Records data for DPN bags ingested at APTrust. 1. Create a new bag record in our local DPN node. 2. Create a PREMIS event in Fluctus saying this bag has been copied to DPN. 3. Create replication requests for this bag in our local DPN node.

func (*Recorder) RecordCopyReceipt

func (recorder *Recorder) RecordCopyReceipt(result *DPNResult)

Tell the remote node that we succeeded or failed in copying the bag from the remote node to our local staging area. (This is about the rsync copy, not the copy to long-term storage.)

We update the remote node for transfer requests only. We don't to this for bags we packaged locally.

When we receive a valid bag, tell the remote node that we got the bag and it looks OK. If the remote node accepts the checksum, we'll send the bag off to storage. There could be one of two problems here:

  1. We determined that the bag was not valid. (Bad checksum, missing files, or some similar issue.)
  2. The remote node did not accept the checksum we calculated on the tag manifest.

In either case, the remote node will set the status of the transfer request to 'Cancelled'. If that happens, we'll set the error message on the result and we will delete the bag without sending it to storage.

If the bag is valid and the remote node accepts our tag manifest checksum, this bag will go into the storage queue.

func (*Recorder) RecordStorageResult

func (recorder *Recorder) RecordStorageResult(result *DPNResult)

Tell the remote node that we managed to copy the bag successfully into long-term storage, or that we failed to store it.

Set result.ErrorMessage and result.Retry if there are problems.

func (*Recorder) RunTest

func (recorder *Recorder) RunTest(result *DPNResult)

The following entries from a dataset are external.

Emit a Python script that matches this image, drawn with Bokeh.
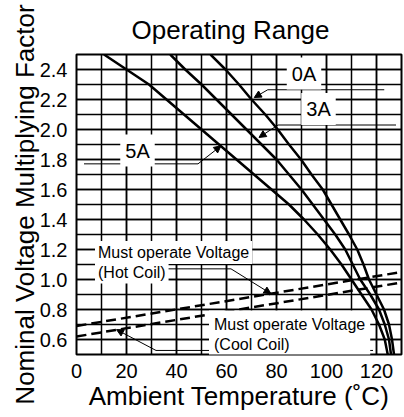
from bokeh.plotting import figure
from bokeh.models import Range1d, FixedTicker, Label, Arrow, NormalHead
from bokeh.embed import file_html
from bokeh.resources import INLINE

# ---- data ----
v_levels = [2.5, 2.4, 2.3, 2.2, 2.1, 2.0, 1.9, 1.8, 1.7, 1.6, 1.5, 1.4, 1.3,
            1.2, 1.1, 1.0, 0.9, 0.8, 0.7, 0.6, 0.5]
t_5a = [11, 20, 29, 36, 43, 50, 57, 64, 71, 78, 85, 91, 96.5,
        101.5, 106, 110, 114, 118, 121, 123.3, 124.5]
t_3a = [37.5, 43.5, 50, 56, 62, 68, 74, 80, 85, 90, 94.5, 99, 103.5,
        107.5, 110.5, 113.5, 117.5, 121, 123.3, 125, 125.8]
t_0a = [53.6, 59.6, 65, 70, 75.5, 80.5, 85, 89.8, 94, 98.5, 102, 105.5, 109,
        112.3, 114.8, 117, 120, 123, 125, 126.2, 127]

coil_temp = [0, 130]
hot_coil = [0.69, 1.05]
cool_coil = [0.62, 0.98]

x_ticks = [0, 20, 40, 60, 80, 100, 120]
x_minor = [0, 10, 20, 30, 40, 50, 60, 70, 80, 90, 100, 110, 120, 130]
y_ticks = [0.6, 0.8, 1.0, 1.2, 1.4, 1.6, 1.8, 2.0, 2.2, 2.4]
y_tick_labels = ["0.6", "0.8", "1.0", "1.2", "1.4", "1.6", "1.8", "2.0", "2.2", "2.4"]
y_minor = [0.5, 0.6, 0.7, 0.8, 0.9, 1.0, 1.1, 1.2, 1.3, 1.4, 1.5, 1.6, 1.7,
           1.8, 1.9, 2.0, 2.1, 2.2, 2.3, 2.4, 2.5]

FONT = "Liberation Sans"

p = figure(width=404, height=417, output_backend="svg", toolbar_location=None,
           x_range=Range1d(0, 130), y_range=Range1d(0.5, 2.5),
           min_border_left=76, min_border_right=3, min_border_top=54,
           min_border_bottom=63, title="Operating Range")

p.title.text_font = FONT
p.title.text_font_size = "26px"
p.title.text_font_style = "normal"
p.title.text_color = "black"
p.title.align = "left"
p.title.offset = 55
p.title.standoff = 20

p.background_fill_color = "white"
p.border_fill_color = "white"
p.outline_line_color = "black"
p.outline_line_width = 2

p.xaxis.ticker = FixedTicker(ticks=x_ticks, minor_ticks=x_minor)
p.yaxis.ticker = FixedTicker(ticks=y_ticks, minor_ticks=y_minor)
p.yaxis.major_label_overrides = {t: s for t, s in zip(y_ticks, y_tick_labels)}

for ax in (p.xaxis, p.yaxis):
    ax.axis_line_color = None
    ax.major_tick_line_color = None
    ax.minor_tick_line_color = None
    ax.major_label_text_font = FONT
    ax.major_label_text_font_size = "20px"
    ax.major_label_text_color = "black"
    ax.axis_label_text_font = FONT
    ax.axis_label_text_font_size = "26px"
    ax.axis_label_text_font_style = "normal"
    ax.axis_label_text_color = "black"

p.xaxis.axis_label = "Ambient Temperature (˚C)"
p.yaxis.axis_label = "Nominal Voltage Multiplying Factor"
p.xaxis.major_label_standoff = 3
p.yaxis.major_label_standoff = 3
p.xaxis.axis_label_standoff = 0
p.yaxis.axis_label_standoff = -3

for g in (p.xgrid, p.ygrid):
    g.grid_line_color = "black"
    g.grid_line_width = 1.5
    g.minor_grid_line_color = "black"
    g.minor_grid_line_width = 1.5

# curves
for t in (t_5a, t_3a, t_0a):
    p.line(t, v_levels, line_color="black", line_width=2.5, line_join="round")

p.line(coil_temp, hot_coil, line_color="black", line_width=2.5, line_dash="10 5")
p.line(coil_temp, cool_coil, line_color="black", line_width=2.5, line_dash="10 5")

# leader lines (annotation geometry)
def leader(hx0, hx1, hy, tx, ty):
    p.line([hx0, hx1], [hy, hy], line_color="black", line_width=1)
    p.add_layout(Arrow(x_start=hx0, y_start=hy, x_end=tx, y_end=ty,
                       line_color="black", line_width=1,
                       end=NormalHead(size=7, fill_color="black", line_color="black")))

leader(76.5, 123.1, 2.265, 71.1, 2.213)      # 0A
leader(80.6, 127.8, 2.03, 73.0, 1.947)       # 3A
leader(48.6, 3.0, 1.771, 57.8, 1.891)        # 5A
leader(61.8, 35.8, 1.071, 77.8, 0.905)       # hot coil
leader(31.8, 118.6, 0.527, 16.0, 0.666)      # cool coil

def label(x, y, text, size="20px", align="center", pad=5):
    p.add_layout(Label(x=x, y=y, text=text, text_font=FONT, text_font_size=size,
                       text_align=align, text_baseline="middle", text_color="black",
                       background_fill_color="white", background_fill_alpha=1.0,
                       padding=pad))

label(91, 2.373, "0A")
label(96.8, 2.137, "3A")
label(24.4, 1.86, "5A")
label(7.4, 1.05, "(Hot Coil)", size="16px", align="left", pad=3)
label(7.4, 1.18, "Must operate Voltage", size="16px", align="left", pad=3)
label(53, 0.635, "Must operate Voltage\n(Cool Coil)", size="16px", align="left")

open("out.html", "w").write(file_html(p, INLINE))
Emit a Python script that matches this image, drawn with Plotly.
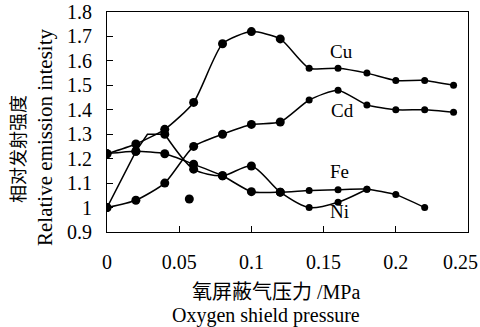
import plotly.graph_objects as go

# ---- data ----
pressure = [0, 0.02, 0.04, 0.06, 0.08, 0.10, 0.12, 0.14, 0.16, 0.18, 0.20, 0.22, 0.24]
cu = [1.22, 1.26, 1.32, 1.43, 1.67, 1.72, 1.69, 1.57, 1.57, 1.55, 1.52, 1.52, 1.50]
cd = [1.00, 1.03, 1.10, 1.25, 1.30, 1.34, 1.35, 1.44, 1.48, 1.42, 1.40, 1.40, 1.39]

fe_x = [0, 0.02, 0.04, 0.06, 0.08, 0.10, 0.12, 0.14, 0.16, 0.18, 0.20, 0.22]
fe = [1.22, 1.23, 1.22, 1.177, 1.13, 1.065, 1.063, 1.07, 1.073, 1.075, 1.053, 1.00]

ni_x = [0, 0.02, 0.028, 0.04, 0.06, 0.08, 0.10, 0.12, 0.14, 0.16, 0.18]
ni = [1.00, 1.23, 1.30, 1.30, 1.157, 1.13, 1.17, 1.063, 1.00, 1.022, 1.075]
ni_marked = [True, True, False, True, True, True, True, True, True, True, True]

stray_x = [0.057]
stray_y = [1.035]

series_names = ["Cu", "Cd", "Fe", "Ni"]
label_x = [0.1623, 0.163, 0.161, 0.161]
label_y = [1.638, 1.399, 1.147, 0.983]

x_ticks = [0, 0.05, 0.1, 0.15, 0.2, 0.25]
x_tick_labels = ["0", "0.05", "0.1", "0.15", "0.2", "0.25\u00a0\u00a0\u00a0"]
y_ticks = [0.9, 1.0, 1.1, 1.2, 1.3, 1.4, 1.5, 1.6, 1.7, 1.8]
y_tick_labels = ["0.9", "1", "1.1", "1.2", "1.3", "1.4", "1.5", "1.6", "1.7", "1.8"]

SERIF = "Liberation Serif, Times New Roman, Noto Sans CJK SC, serif"
LW = 1.5

# plot area in pixels
L, R, T, B = 107, 468, 12, 232
PW, PH = R - L, B - T


def px(xp):
    return (xp - L) / PW


def py(yp):
    return 1 - (yp - T) / PH


def msize(xs):
    return [9 if v < 0.13 else 7 for v in xs]


def mk(sizes):
    return dict(color="black", size=sizes, opacity=1, line=dict(width=0, color="black"))


fig = go.Figure()

# lines
fig.add_trace(go.Scatter(x=pressure, y=cu, mode="lines",
                         line=dict(color="black", width=LW, shape="spline", smoothing=0.6)))
fig.add_trace(go.Scatter(x=pressure, y=cd, mode="lines",
                         line=dict(color="black", width=LW, shape="spline", smoothing=0.6)))
fig.add_trace(go.Scatter(x=fe_x, y=fe, mode="lines",
                         line=dict(color="black", width=LW, shape="spline", smoothing=0.6)))
fig.add_trace(go.Scatter(x=ni_x[:4], y=ni[:4], mode="lines",
                         line=dict(color="black", width=LW)))
fig.add_trace(go.Scatter(x=ni_x[3:], y=ni[3:], mode="lines",
                         line=dict(color="black", width=LW, shape="spline", smoothing=0.8)))

# markers
for xs, ys in [(pressure, cu), (pressure, cd), (fe_x, fe)]:
    fig.add_trace(go.Scatter(x=xs, y=ys, mode="markers", marker=mk(msize(xs))))
nx = [a for a, m in zip(ni_x, ni_marked) if m]
ny = [b for b, m in zip(ni, ni_marked) if m]
fig.add_trace(go.Scatter(x=nx, y=ny, mode="markers", marker=mk(msize(nx))))
fig.add_trace(go.Scatter(x=stray_x, y=stray_y, mode="markers", marker=mk(9)))

# series labels
for t, lx, ly in zip(series_names, label_x, label_y):
    fig.add_annotation(x=lx, y=ly, text=t, showarrow=False,
                       font=dict(family=SERIF, size=19, color="black"))

# axis titles as annotations
fig.add_annotation(xref="paper", yref="paper", x=px(362), y=py(292),
                   xanchor="right", yanchor="middle", showarrow=False,
                   text="氧屏蔽气压力 /MPa", font=dict(family=SERIF, size=20, color="black"))
fig.add_annotation(xref="paper", yref="paper", x=px(362), y=py(315),
                   xanchor="right", yanchor="middle", showarrow=False,
                   text="Oxygen shield pressure", font=dict(family=SERIF, size=20, color="black"))
fig.add_annotation(xref="paper", yref="paper", x=px(19), y=py(149),
                   xanchor="center", yanchor="middle", showarrow=False, textangle=-90,
                   text="相对发射强度", font=dict(family=SERIF, size=18, color="black"))
fig.add_annotation(xref="paper", yref="paper", x=px(45), y=py(138),
                   xanchor="center", yanchor="middle", showarrow=False, textangle=-90,
                   text="Relative emission intesity", font=dict(family=SERIF, size=21, color="black"))

fig.update_layout(
    width=480, height=327,
    margin=dict(l=L, r=480 - R, t=T, b=327 - B, autoexpand=False),
    paper_bgcolor="white", plot_bgcolor="white",
    showlegend=False, hovermode=False,
    font=dict(family=SERIF, size=20, color="black"),
)
fig.update_xaxes(range=[0, 0.25], tickvals=x_ticks, ticktext=x_tick_labels,
                 ticks="inside", ticklen=6, tickcolor="black", tickwidth=1,
                 showline=True, linecolor="black", linewidth=1, mirror=True,
                 showgrid=False, zeroline=False, ticklabelstandoff=12,
                 automargin=False, ticklabeloverflow="allow",
                 tickfont=dict(family=SERIF, size=20, color="black"))
fig.update_yaxes(range=[0.9, 1.8], tickvals=y_ticks, ticktext=y_tick_labels,
                 ticks="inside", ticklen=6, tickcolor="black", tickwidth=1,
                 showline=True, linecolor="black", linewidth=1, mirror=True,
                 showgrid=False, zeroline=False, ticklabelstandoff=10,
                 automargin=False,
                 tickfont=dict(family=SERIF, size=20, color="black"))

fig.write_html(
    "out.html",
    config={"displayModeBar": False, "staticPlot": True},
    post_script="document.body.style.margin='0';document.body.style.padding='0';"
                "document.body.style.overflow='hidden';",
)
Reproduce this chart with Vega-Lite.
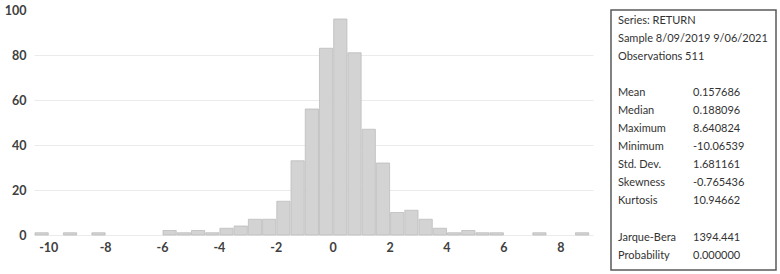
{
  "$schema": "https://vega.github.io/schema/vega-lite/v6.json",
  "padding": {"left": 4, "top": 4, "right": 3, "bottom": 0},
  "background": "white",
  "spacing": 18,
  "bounds": "flush",
  "config": {
    "font": "Lato",
    "axis": {"labelFont": "Lato", "labelFontSize": 12.5, "labelColor": "#404040", "labelFontWeight": "bold"}
  },
  "hconcat": [
    {
      "width": 559,
      "height": 225,
      "view": {"stroke": null},
      "data": {"values": [
        {"lo": -10.5, "hi": -10, "n": 1},
        {"lo": -9.5, "hi": -9, "n": 1},
        {"lo": -8.5, "hi": -8, "n": 1},
        {"lo": -6, "hi": -5.5, "n": 2},
        {"lo": -5.5, "hi": -5, "n": 1},
        {"lo": -5, "hi": -4.5, "n": 2},
        {"lo": -4.5, "hi": -4, "n": 1},
        {"lo": -4, "hi": -3.5, "n": 3},
        {"lo": -3.5, "hi": -3, "n": 4},
        {"lo": -3, "hi": -2.5, "n": 7},
        {"lo": -2.5, "hi": -2, "n": 7},
        {"lo": -2, "hi": -1.5, "n": 15},
        {"lo": -1.5, "hi": -1, "n": 33},
        {"lo": -1, "hi": -0.5, "n": 56},
        {"lo": -0.5, "hi": 0, "n": 83},
        {"lo": 0, "hi": 0.5, "n": 96},
        {"lo": 0.5, "hi": 1, "n": 81},
        {"lo": 1, "hi": 1.5, "n": 47},
        {"lo": 1.5, "hi": 2, "n": 32},
        {"lo": 2, "hi": 2.5, "n": 10},
        {"lo": 2.5, "hi": 3, "n": 11},
        {"lo": 3, "hi": 3.5, "n": 7},
        {"lo": 3.5, "hi": 4, "n": 3},
        {"lo": 4, "hi": 4.5, "n": 1},
        {"lo": 4.5, "hi": 5, "n": 2},
        {"lo": 5, "hi": 5.5, "n": 1},
        {"lo": 5.5, "hi": 6, "n": 1},
        {"lo": 7, "hi": 7.5, "n": 1},
        {"lo": 8.5, "hi": 9, "n": 1}
      ]},
      "mark": {"type": "bar", "fill": "#d3d3d3", "stroke": "#bcbcbc", "strokeWidth": 0.8},
      "encoding": {
        "x": {
          "field": "lo", "type": "quantitative", "bin": "binned",
          "scale": {"domain": [-10.5, 9.15], "nice": false, "zero": false},
          "axis": {"title": null, "values": [-10, -8, -6, -4, -2, 0, 2, 4, 6, 8], "labelExpr": "'' + datum.value", "grid": false, "ticks": false, "domain": false, "labelPadding": 6}
        },
        "x2": {"field": "hi"},
        "y": {
          "field": "n", "type": "quantitative",
          "scale": {"domain": [0, 100], "nice": false},
          "axis": {"title": null, "values": [0, 20, 40, 60, 80, 100], "grid": true, "gridColor": "#ebebeb",
                   "gridOpacity": {"condition": {"test": "datum.value == 100", "value": 0}, "value": 1},
                   "ticks": false, "domain": false, "labelPadding": 8}
        }
      }
    },
    {
      "width": 165,
      "height": 260,
      "view": {"stroke": "#5a5a5a", "strokeWidth": 1.5, "fill": "white"},
      "data": {"values": [
        {"col": 0, "line": 0, "t": "Series: RETURN"},
        {"col": 0, "line": 1, "t": "Sample 8/09/2019 9/06/2021"},
        {"col": 0, "line": 2, "t": "Observations 511"},
        {"col": 0, "line": 4, "t": "Mean"},
        {"col": 1, "line": 4, "t": "0.157686"},
        {"col": 0, "line": 5, "t": "Median"},
        {"col": 1, "line": 5, "t": "0.188096"},
        {"col": 0, "line": 6, "t": "Maximum"},
        {"col": 1, "line": 6, "t": "8.640824"},
        {"col": 0, "line": 7, "t": "Minimum"},
        {"col": 1, "line": 7, "t": "-10.06539"},
        {"col": 0, "line": 8, "t": "Std. Dev."},
        {"col": 1, "line": 8, "t": "1.681161"},
        {"col": 0, "line": 9, "t": "Skewness"},
        {"col": 1, "line": 9, "t": "-0.765436"},
        {"col": 0, "line": 10, "t": "Kurtosis"},
        {"col": 1, "line": 10, "t": "10.94662"},
        {"col": 0, "line": 12, "t": "Jarque-Bera"},
        {"col": 1, "line": 12, "t": "1394.441"},
        {"col": 0, "line": 13, "t": "Probability"},
        {"col": 1, "line": 13, "t": "0.000000"}
      ]},
      "mark": {"type": "text", "align": "left", "baseline": "middle", "font": "Lato", "fontSize": 11, "color": "#333333"},
      "encoding": {
        "x": {"field": "col", "type": "quantitative", "scale": {"domain": [-0.0933, 2.1067], "nice": false, "zero": false}, "axis": null},
        "y": {"field": "line", "type": "quantitative", "scale": {"domain": [-0.6, 13.8], "nice": false, "zero": false, "reverse": true}, "axis": null},
        "text": {"field": "t"}
      }
    }
  ]
}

type ReplicationListResult

type ReplicationListResult struct {
	Count    int32                     `json:count`
	Next     *string                   `json:next`
	Previous *string                   `json:previous`
	Results  []*DPNReplicationTransfer `json:results`
}

ReplicationListResult is what the REST service returns when we ask for a list of transfer requests.

type RestClientConfig

type RestClientConfig struct {
	Comment         string
	LocalServiceURL string
	LocalAPIRoot    string
	LocalAuthToken  string
}

type RestoreListResult

type RestoreListResult struct {
	Count    int32                 `json:count`
	Next     *string               `json:next`
	Previous *string               `json:previous`
	Results  []*DPNRestoreTransfer `json:results`
}

RestoreListResult is what the REST service returns when we ask for a list of restore requests.

type Storer

type Storer struct {
	StorageChannel     chan *DPNResult
	CleanupChannel     chan *DPNResult
	BagCreateChannel   chan *DPNResult
	PostProcessChannel chan *DPNResult
	ProcUtil           *bagman.ProcessUtil
	DPNConfig          *DPNConfig
	LocalRESTClient    *DPNRestClient
	// WaitGroup is for running local tests only.
	WaitGroup sync.WaitGroup
}

func NewStorer

func NewStorer(procUtil *bagman.ProcessUtil, dpnConfig *DPNConfig) (*Storer, error)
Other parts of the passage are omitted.